It's hard to talk about any new Bang & Olufsen product without first covering its unique design, and the BeoVision 9 is certainly is no exception to company's ultra-stylish reputation. Designer David Lewis apparently drew inspiration for this television from seeing paintings waiting to be hung in an art gallery he visited. Indeed, with its silver frame tilted slightly backwards on its motorised floor stand, the BeoVision 9 more resembles a piece of art than any other television set you may have seen.

Inside the frame, a 50-inch plasma display occupies the top of the "painting", while the bottom third is devoted to sound -- specifically the integrated centre speaker, which in a surround sound system delivers dialogue. The speaker is spread horizontally and features an acoustic lens/tweeter centred just beneath the screen to provide greater clarity at high frequencies. To create a total surround sound experience, however, you will have to connect other Bang & Olufsen BeoLab speakers to the BeoVision 9.

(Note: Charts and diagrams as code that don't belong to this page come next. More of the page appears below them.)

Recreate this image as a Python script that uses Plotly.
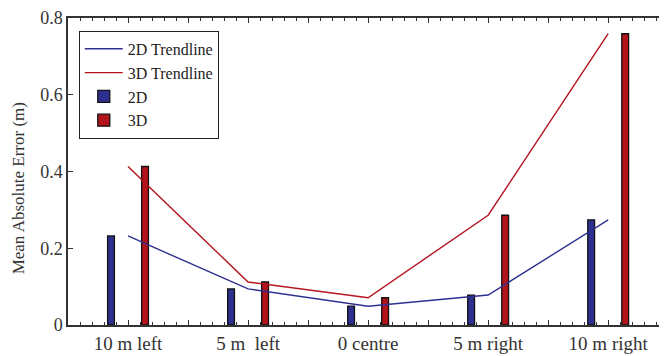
import plotly.graph_objects as go

categories = ["10 m left", "5 m  left", "0 centre", "5 m right", "10 m right"]
positions = [0, 1, 2, 3, 4]
mae_2d = [0.232, 0.094, 0.049, 0.078, 0.274]
mae_3d = [0.413, 0.112, 0.071, 0.286, 0.759]

blue = "#2e3090"
red = "#b3141c"
font = "Liberation Serif, Times New Roman, serif"

fig = go.Figure()
fig.add_trace(go.Scatter(x=positions, y=mae_2d, mode="lines", name="2D Trendline",
                         line=dict(color=blue, width=1.4)))
fig.add_trace(go.Scatter(x=positions, y=mae_3d, mode="lines", name="3D Trendline",
                         line=dict(color=red, width=1.4)))
fig.add_trace(go.Bar(x=positions, y=mae_2d, name="2D", marker=dict(color=blue, line=dict(color="#111", width=1.3))))
fig.add_trace(go.Bar(x=positions, y=mae_3d, name="3D", marker=dict(color=red, line=dict(color="#111", width=1.3))))

half_ticks = [-0.5 + 0.5 * i for i in range(11)]
half_text = [categories[int(v)] if v >= 0 and float(v).is_integer() and int(v) < len(categories) else "" for v in half_ticks]

fig.update_layout(
    width=667, height=356,
    margin=dict(l=60, r=8, t=10, b=39, autoexpand=False),
    paper_bgcolor="white", plot_bgcolor="white",
    barmode="group", bargap=0.433, bargroupgap=0.8,
    font=dict(family=font, size=18, color="#333"),
    legend=dict(x=0.018, y=0.958, xanchor="left", yanchor="top",
                bordercolor="#222", borderwidth=1, bgcolor="white",
                font=dict(family=font, size=16, color="#222"),
                tracegroupgap=0, itemwidth=38),
    showlegend=True,
    annotations=[dict(text="Mean Absolute Error (m)", xref="paper", yref="paper",
                      x=-0.0835, y=0.445, xanchor="center", yanchor="middle",
                      textangle=-90, showarrow=False,
                      font=dict(family=font, size=17, color="#333"))],
)
fig.update_xaxes(
    range=[-0.5, 4.49], tickmode="array", tickvals=half_ticks, ticktext=half_text,
    ticks="inside", ticklen=5, tickwidth=1, tickcolor="#333",
    minor=dict(dtick=0.1, tick0=-0.5, ticks="inside", ticklen=3, tickcolor="#333", tickwidth=1),
    showline=True, linecolor="#333", linewidth=1.5, mirror="ticks",
    showgrid=False, zeroline=False, automargin=False, ticklabeloverflow="allow",
    tickfont=dict(family=font, size=19, color="#333"),
)
fig.update_yaxes(
    range=[0, 0.8], dtick=0.2, tick0=0,
    ticks="inside", ticklen=5, tickwidth=1, tickcolor="#333",
    showline=True, linecolor="#333", linewidth=1.5, mirror="ticks",
    showgrid=False, zeroline=False, automargin=False, ticklabeloverflow="allow",
    tickfont=dict(family=font, size=18, color="#333"),
)

fig.write_html("out.html")
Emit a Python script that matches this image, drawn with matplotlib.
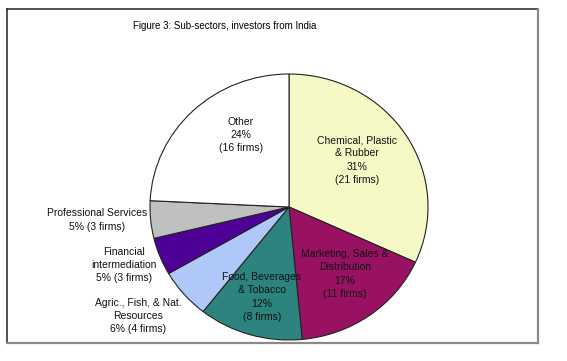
import matplotlib
matplotlib.use("Agg")
import matplotlib.pyplot as plt
from matplotlib.lines import Line2D

plt.rcParams['font.family'] = ['Liberation Sans', 'DejaVu Sans']

categories = ["Chemical, Plastic\n& Rubber", "Marketing, Sales &\nDistribution",
              "Food, Beverages\n& Tobacco", "Agric., Fish, & Nat.\nResources",
              "Financial\nintermediation", "Professional Services", "Other"]
firms = [21, 11, 8, 4, 3, 3, 16]
pct_labels = ["31%", "17%", "12%", "6%", "5%", "5%", "24%"]
colors = ["#F6F9C6", "#991163", "#2D847E", "#B0C8F8", "#4D0197", "#C0C0C0", "#FFFFFF"]

W, H = 567, 361
fig = plt.figure(figsize=(W / 100, H / 100), dpi=100)

def fx(x):
    return x / W

def fy(y):
    return 1 - y / H

# frame: dark top/left, grey right/bottom
L, T, R, B = 6.5, 8.5, 537.5, 342.5
for (x0, y0, x1, y1, c, lw) in [
    (L, T, R, T, "#222222", 1.1),
    (L, T, L, B, "#222222", 1.1),
    (R, T, R, B, "#8a8a8a", 1.6),
    (L, B, R, B, "#8a8a8a", 1.6),
]:
    fig.add_artist(Line2D([fx(x0), fx(x1)], [fy(y0), fy(y1)], transform=fig.transFigure,
                          color=c, linewidth=lw, solid_capstyle='projecting', zorder=-1))

cx, cy, rx, ry = 289, 207, 139, 133
ax = fig.add_axes([fx(cx - rx), fy(cy + ry), 2 * rx / W, 2 * ry / H])
ax.pie(firms, colors=colors, startangle=90, counterclock=False,
       wedgeprops=dict(edgecolor="#222222", linewidth=0.8))
ax.set_aspect('auto')
ax.set_xlim(-1, 1)
ax.set_ylim(-1, 1)
ax.axis('off')

fig.text(fx(225), fy(26), "Figure 3: Sub-sectors, investors from India",
         ha='center', va='center', fontsize=7.05)

# label texts
label_pos = [(357, 160), (345, 274), (262, 297), (138, 316), (124, 265), (97, 220), (241, 135)]
texts = [
    f"{categories[0]}\n{pct_labels[0]}\n({firms[0]} firms)",
    f"{categories[1]}\n{pct_labels[1]}\n({firms[1]} firms)",
    f"{categories[2]}\n{pct_labels[2]}\n({firms[2]} firms)",
    f"{categories[3]}\n{pct_labels[3]} ({firms[3]} firms)",
    f"{categories[4]}\n{pct_labels[4]} ({firms[4]} firms)",
    f"{categories[5]}\n{pct_labels[5]} ({firms[5]} firms)",
    f"{categories[6]}\n{pct_labels[6]}\n({firms[6]} firms)",
]
for (x, y), t in zip(label_pos, texts):
    fig.text(fx(x), fy(y), t, ha='center', va='center', fontsize=7.5,
             linespacing=1.38, color="#111111")

fig.savefig("out.png", dpi=100)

The television features a new Automatic Picture Control technology that senses the light in the room and adjusts the picture to compensate for the conditions. Its dynamic contrast also monitors the content itself and enhances contrast in real time.

Like the LG 50PB2DR, the BeoVision 9 comes with a built-in 250 GB hard disc recorder, which can store up to 110 hours of your favourite shows. It also lets you pause a live transmission and restart where you left off, as well as schedule recordings.

As an optional extra, you can add a Bang &amp Olufsen BeoMedia 1 player, which provides an interface that lets you access stored photos and digital music through BeoVision 9. With its Internet access, BeoMedia also lets you surf the Net through the Beo4 remote control, access NetRadio (from a dedicated B&O portal) as well as transfer content from your PC.

The design is impeccable and the technology is good, but not exactly cutting edge. With a 1366 x 768 picture resolution, the television is HD-ready, yet it only comes with an analogue tuner. There is a slot for an HD tuner, but it will have to be added at a later date -- a bit disappointing for a AU$35,000 television. It's a good thing that B&O owners are not a price-sensitive lot.

And if you know Bang & Olufsen, you'll know that those Danes are mighty insular. The BeoVision 9 will only integrate with Bang & Olufsen speakers, remotes, and (through its BeoLink system) other B&O AV products. The company will tell you it's to maintain its high quality standards, but be aware that you won't be able to use this television with any other brand's AV gear that you might already have. If you do want to hook up something like a DVD player to the BeoVision 9, it would also logistically be a bit awkward given the unique design.

It's a very expensive television, even for a 50-inch plasma, but the striking design combined with its recording and multimedia features will no doubt still attract the aspiring Bang & Olufsen crowd.

The BeoVision 9 is expected to be available in Q1 2007.